There have been one or two comments about the fact that Cold Hillside appears to be set in a matriarchy. One person objected to this, on the grounds that reverse oppression is not an improvement over the original brand (a fair opinion).
I didn’t set out to create a matriarchical culture for Lushan. The original germ of the idea was two countries with different political structures and visions of power and the people trapped between them. That idea required that there be some level of authority wielded by women and at least one of the countries had to be ruled by a woman, even if it was not the norm. Once I started toying with the idea of using the Faerie Court then the Queen had to be one of the powers.
As I started to develop ideas for the novel (a very long and painful process, as any readers of earlier posts know), I realized that there were two core concepts I wanted to be there, no matter how those ideas expressed themselves out in the course of the actual writing.
The first came out of the realization that I didn’t want to write a conventional fantasy novel about the struggle between good and evil (to use the broadest of cliches) but a psychological drama that happened to be set in a fantasy world. In the most perfect imaginary version of the book, it would be like a Ruth Rendell/Barbara Vine novel, with added fey. Sadly, I didn’t come anywhere close to that but part of that vision the book was the focus on the relationships and how they drove the story.

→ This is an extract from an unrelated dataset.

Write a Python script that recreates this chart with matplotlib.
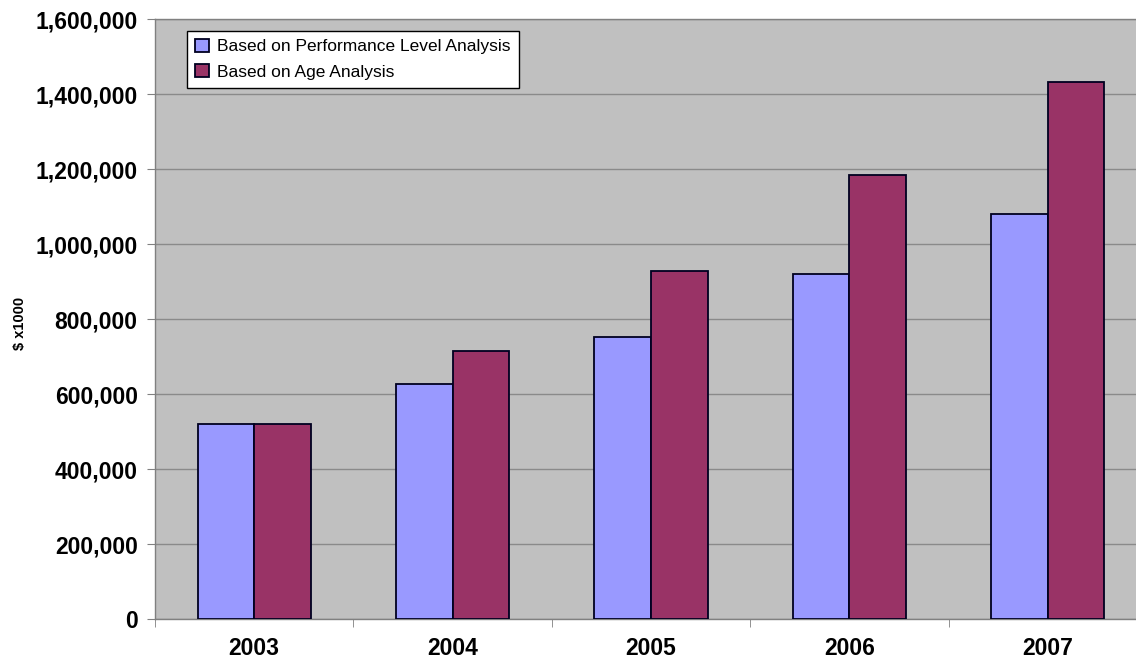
import matplotlib
matplotlib.use("Agg")
import matplotlib.pyplot as plt
import numpy as np
from matplotlib.ticker import FuncFormatter

years = ["2003", "2004", "2005", "2006", "2007"]
performance = [520000, 627000, 752000, 920000, 1080000]
age = [520000, 714000, 928000, 1184000, 1431000]
series_names = ["Based on Performance Level Analysis", "Based on Age Analysis"]

plt.rcParams['font.family'] = ['Liberation Sans', 'DejaVu Sans']

def main():
    fig = plt.figure(figsize=(11.36, 6.6), dpi=100)
    ax = fig.add_axes([155 / 1136, (660 - 619.3) / 660, 992 / 1136, 600.3 / 660])
    ax.set_facecolor("#c0c0c0")

    ind = np.arange(len(years))
    width = 1.0 / 3.5
    ax.bar(ind - width / 2, performance, width, color="#9999ff",
           edgecolor="#000020", linewidth=1.3, label=series_names[0], zorder=3)
    ax.bar(ind + width / 2, age, width, color="#993366",
           edgecolor="#000020", linewidth=1.3, label=series_names[1], zorder=3)

    ax.set_xlim(-0.5, len(years) - 0.5)
    ax.set_ylim(0, 1600000)
    ax.set_yticks(np.arange(0, 1600001, 200000))
    ax.yaxis.set_major_formatter(FuncFormatter(lambda v, p: "{:,.0f}".format(v)))
    ax.yaxis.grid(True, color="#8a8a8a", linewidth=1.0, zorder=0)

    ax.set_xticks(ind)
    ax.set_xticklabels(years)
    ax.set_xticks(np.arange(-0.5, len(years)), minor=True)
    ax.tick_params(axis="x", which="major", length=0, pad=13)
    ax.tick_params(axis="x", which="minor", length=6, color="#808080")
    ax.tick_params(axis="y", length=6, color="#808080", pad=6.5)
    for lbl in ax.get_xticklabels() + ax.get_yticklabels():
        lbl.set_fontsize(16.5)
        lbl.set_fontweight("bold")

    for side in ["left", "bottom", "top"]:
        ax.spines[side].set_color("#808080")
        ax.spines[side].set_linewidth(1.0)
    ax.spines["right"].set_visible(False)

    fig.text(20 / 1136, 1 - 323 / 660, "$ x1000", rotation=90, ha="center",
             va="center", fontsize=10.5, fontweight="bold")

    leg = ax.legend(loc="upper left", bbox_to_anchor=(32 / 992, (619.3 - 31) / 600.3),
                    borderaxespad=0, fancybox=False, fontsize=12.5,
                    handlelength=0.8, handleheight=0.8, handletextpad=0.5,
                    labelspacing=0.55, borderpad=0.45, framealpha=1)
    leg.get_frame().set_edgecolor("black")
    leg.get_frame().set_linewidth(1.0)
    leg.set_zorder(5)

    fig.savefig("out.png", dpi=100, facecolor="white")

main()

Though there is a central male-female relationship within the book, in my mind the relationships between the women are equally important. Teresine’s loyalty to Sarit, Lilit’s thorny interactions with her mother, Raziel’s reluctant acceptance of her place in the world through Teresine’s tutelage, the disappointed anger that drives Amaris’ relationship with Teresine – exploring all of these was part of what kept me grinding away at the book when it would have been easier to quit.
In order to have these relationships be central to the characters, they also had to be central to the plot, which led to the second core concept. These couldn’t be women who had no power or agency within their world. Once I started down that road, I found that I loved writing a culture in which most of the key parts that in a traditional fantasy would have been played by men were fulfilled by women. The rulers, the advisers, the soldiers, the leaders of the merchant houses, the religious figures, the bakers, the bartenders, the farmers, the apprentices were all more likely to be women than men. At a certain point, I had to work at not automatically defaulting to making virtually every new character who walked into the scene female. (As an aside, I had no trouble at all imagining the universe of Ann Leckie’s Ancillary Justice populated entirely by women.)
There are male characters I love in the book. The most fun I had during the whole process was writing Daen. He wasn’t like anyone I had ever written before and most of the time I could just stand aside and let him talk (and believe me, he swore A LOT more in the first draft). Lilit’s father Hendren is the most genuinely decent person in the entire book. Teresine’s conversation with Perrin and her encounter with the foreign soldier were unexpected glimpses into the lives of the men who contributed to the survival of Lushan through their engineering and martial prowess.
Could I have written this book within the context of a patriarchical culture? Maybe, but it would a hell of a lot harder. Could I have created a more egalitarian society? Maybe, but I didn’t.
In the end, I wrote the only book I could.